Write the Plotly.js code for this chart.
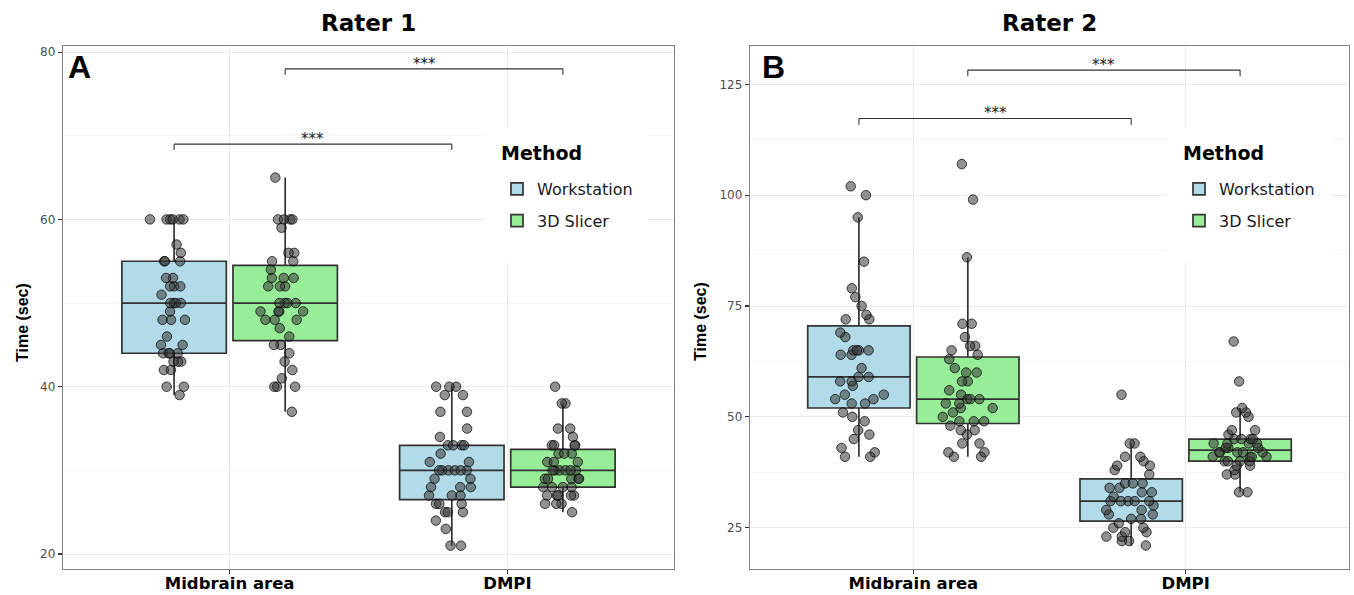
<!DOCTYPE html>
<html>
<head>
<meta charset="utf-8">
<script src="https://cdn.plot.ly/plotly-3.0.1.min.js"></script>
<style>html,body{margin:0;padding:0;background:#fff;}#chart{width:1354px;height:595px;}</style>
</head>
<body>
<div id="chart"></div>
<script>
// ---------- data ----------
const categories = ['Midbrain area', 'DMPI'];
const methods = ['Workstation', '3D Slicer'];

// Rater 1 (seconds)
const r1WorkstationMidbrain = [39,40,40,42,42,43,43,43,44,44,44,44,45,45,46,48,48,48,49,50,50,50,50,51,52,52,52,53,53,55,55,55,56,57,60,60,60,60,60,60];
const r1SlicerMidbrain      = [37,40,40,40,41,42,43,44,45,45,46,47,48,48,48,49,49,49,49,50,50,50,50,52,52,52,53,53,53,54,55,55,56,56,59,60,60,60,60,65];
const r1WorkstationDMPI     = [21,21,23,24,25,25,25,26,26,26,27,27,27,28,28,28,29,29,30,30,30,30,30,30,31,31,32,33,33,33,33,34,35,37,37,39,39,40,40,40];
const r1SlicerDMPI          = [25,26,26,26,27,27,27,27,27,28,28,28,28,29,29,29,29,29,30,30,30,30,30,30,31,31,31,32,32,32,33,33,33,33,34,35,35,38,38,40];

// Rater 2 (seconds)
const r2WorkstationMidbrain = [41,41,42,43,45,46,47,49,50,51,53,53,54,54,55,55,57,58,58,59,59,61,64,64,65,65,65,65,68,69,72,72,73,75,77,79,85,95,100,102];
const r2SlicerMidbrain      = [41,41,42,42,44,44,46,47,47,48,49,49,49,50,51,52,52,53,53,54,54,54,55,56,58,58,60,60,61,63,64,65,66,66,68,71,71,86,99,107];
const r2WorkstationDMPI     = [21,22,22,23,23,24,24,25,25,26,27,27,28,28,29,29,30,31,31,31,31,31,32,33,33,34,34,35,35,35,37,38,39,39,40,41,41,44,44,55];
const r2SlicerDMPI          = [33,33,37,37,38,39,39,40,40,40,40,41,41,41,41,42,42,42,42,42,43,43,43,44,44,44,44,45,45,45,45,46,47,47,50,51,51,52,58,67];

// axis ticks
const r1Ticks = [20, 40, 60, 80];
const r1MinorTicks = [30, 50, 70];
const r2Ticks = [25, 50, 75, 100, 125];
const r2MinorTicks = [37.5, 62.5, 87.5, 112.5];

// significance comparisons (group offsets within category axis)
const r1Comparisons = [{x0: -0.2, x1: 0.8, y: 69, label: '***'}, {x0: 0.2, x1: 1.2, y: 78, label: '***'}];
const r2Comparisons = [{x0: -0.2, x1: 0.8, y: 117.3, label: '***'}, {x0: 0.2, x1: 1.2, y: 128.2, label: '***'}];

// ---------- styling ----------
const FONT = 'DejaVu Sans, Liberation Sans, Arial, sans-serif';
const BOLDSANS = 'Liberation Sans, Arial, sans-serif';
const fills = ['#b1dbe8', '#98ee98'];
const W = 1354, H = 595, ML = 63, MR = 5, MT = 46, MB = 26;
const px2x = p => (p - ML) / (W - ML - MR);
const py2y = p => (H - MB - p) / (H - MT - MB);

function boxTrace(name, idx, mid, dmpi, xa, ya, legend, panel) {
  const x = [], y = [];
  mid.forEach(v => { x.push(categories[0]); y.push(v); });
  dmpi.forEach(v => { x.push(categories[1]); y.push(v); });
  return {
    type: 'box', name: name, x: x, y: y, xaxis: xa, yaxis: ya,
    legend: legend, legendgroup: name + legend, showlegend: true,
    alignmentgroup: panel, offsetgroup: panel + idx,
    boxpoints: 'all', jitter: 0.55, pointpos: 0, whiskerwidth: 0,
    fillcolor: fills[idx],
    line: {color: '#333333', width: 1.7},
    marker: {size: 9.5, color: 'rgba(55,55,55,0.55)', line: {color: 'rgba(0,0,0,0.7)', width: 1}},
    hoverinfo: 'skip'
  };
}

const traces = [
  boxTrace(methods[0], 0, r1WorkstationMidbrain, r1WorkstationDMPI, 'x', 'y', 'legend', 'r1'),
  boxTrace(methods[1], 1, r1SlicerMidbrain, r1SlicerDMPI, 'x', 'y', 'legend', 'r1'),
  boxTrace(methods[0], 0, r2WorkstationMidbrain, r2WorkstationDMPI, 'x2', 'y2', 'legend2', 'r2'),
  boxTrace(methods[1], 1, r2SlicerMidbrain, r2SlicerDMPI, 'x2', 'y2', 'legend2', 'r2')
];

function xAxis(domain, anchor) {
  return {
    domain: domain, anchor: anchor, type: 'category', categoryarray: categories, categoryorder: 'array',
    range: [-0.6, 1.6], showgrid: true, gridcolor: '#ebebeb', gridwidth: 1.2,
    showline: true, mirror: true, linecolor: '#808080', linewidth: 1.2,
    ticks: 'outside', ticklen: 4, tickcolor: '#333', tickwidth: 1.2, ticklabelstandoff: -5,
    tickfont: {family: FONT, size: 16.5, color: '#000', weight: 'bold'}, zeroline: false, fixedrange: true
  };
}
function yAxis(range, ticks, minorTicks, anchor) {
  return {
    domain: [0, 1], anchor: anchor, range: range, tickmode: 'array', tickvals: ticks,
    showgrid: true, gridcolor: '#ebebeb', gridwidth: 1,
    minor: {tickmode: 'array', tickvals: minorTicks, showgrid: true, gridcolor: '#f2f2f2', gridwidth: 0.8, ticks: ''},
    showline: true, mirror: true, linecolor: '#808080', linewidth: 1.2,
    ticks: 'outside', ticklen: 4, tickcolor: '#333', tickwidth: 1.2,
    tickfont: {family: FONT, size: 12, color: '#4d4d4d'}, zeroline: false, fixedrange: true
  };
}

const shapes = [], annotations = [];
function addBrackets(list, xref, yref, drop) {
  list.forEach(c => {
    const ln = {type: 'line', xref: xref, yref: yref, line: {color: '#333', width: 1.1}};
    shapes.push(Object.assign({}, ln, {x0: c.x0, x1: c.x1, y0: c.y, y1: c.y}));
    shapes.push(Object.assign({}, ln, {x0: c.x0, x1: c.x0, y0: c.y, y1: c.y - drop}));
    shapes.push(Object.assign({}, ln, {x0: c.x1, x1: c.x1, y0: c.y, y1: c.y - drop}));
    annotations.push({xref: xref, yref: yref, x: (c.x0 + c.x1) / 2, y: c.y, text: c.label, showarrow: false,
      yanchor: 'bottom', yshift: -6, font: {family: FONT, size: 15, color: '#222'}});
  });
}
addBrackets(r1Comparisons, 'x', 'y', 0.7);
addBrackets(r2Comparisons, 'x2', 'y2', 1.4);

// legend backgrounds (cover gridlines like the ggplot legend box)
[[485, 648], [1167, 1331]].forEach(r => {
  shapes.push({type: 'rect', xref: 'paper', yref: 'paper', x0: px2x(r[0]), x1: px2x(r[1]), y0: py2y(128), y1: py2y(262),
    fillcolor: '#ffffff', line: {width: 0}, layer: 'above'});
});

const panelText = [
  {t: 'Rater 1', x: 368.5, y: 23, size: 23, fam: FONT, anchor: 'center'},
  {t: 'Rater 2', x: 1049.5, y: 23, size: 23, fam: FONT, anchor: 'center'},
  {t: 'A', x: 66, y: 67, size: 32, fam: BOLDSANS, anchor: 'left'},
  {t: 'B', x: 760, y: 67, size: 32, fam: BOLDSANS, anchor: 'left'},
  {t: 'Method', x: 499, y: 153, size: 19, fam: FONT, anchor: 'left'},
  {t: 'Method', x: 1181, y: 153, size: 19, fam: FONT, anchor: 'left'}
];
panelText.forEach(p => annotations.push({xref: 'paper', yref: 'paper', x: px2x(p.x), y: py2y(p.y), text: p.t, showarrow: false,
  xanchor: p.anchor, yanchor: 'middle', font: {family: p.fam, size: p.size, color: '#000', weight: 'bold'}}));

[22, 700].forEach(xp => annotations.push({xref: 'paper', yref: 'paper', x: px2x(xp), y: py2y(322), text: 'Time (sec)',
  textangle: -90, showarrow: false, xanchor: 'center', yanchor: 'middle',
  font: {family: BOLDSANS, size: 16, color: '#000', weight: 'bold'}}));

function legendCfg(leftPx) {
  return {
    x: px2x(leftPx), y: py2y(172), xanchor: 'left', yanchor: 'top', xref: 'paper', yref: 'paper',
    bgcolor: 'rgba(0,0,0,0)', borderwidth: 0, font: {family: FONT, size: 16, color: '#1a1a1a'},
    tracegroupgap: 8, itemwidth: 30
  };
}

const layout = {
  width: W, height: H, margin: {l: ML, r: MR, t: MT, b: MB},
  paper_bgcolor: '#fff', plot_bgcolor: '#fff',
  boxmode: 'group', boxgap: 0.2, boxgroupgap: 0.06,
  xaxis: xAxis([0, px2x(674)], 'y'),
  yaxis: yAxis([18.21, 80.73], r1Ticks, r1MinorTicks, 'x'),
  xaxis2: xAxis([px2x(750), 1], 'y2'),
  yaxis2: yAxis([15.69, 133.64], r2Ticks, r2MinorTicks, 'x2'),
  legend: legendCfg(497),
  legend2: legendCfg(1179),
  shapes: shapes, annotations: annotations,
  font: {family: FONT}
};

Plotly.newPlot('chart', traces, layout, {staticPlot: true, displayModeBar: false});
</script>
</body>
</html>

----

* What is required *
Extract lines where the string "chart" occurs.

* Exercise solution *
Write the Plotly.js code for this chart.
<style>html,body{margin:0;padding:0;background:#fff;}#chart{width:1354px;height:595px;}</style>
<div id="chart"></div>
Plotly.newPlot('chart', traces, layout, {staticPlot: true, displayModeBar: false});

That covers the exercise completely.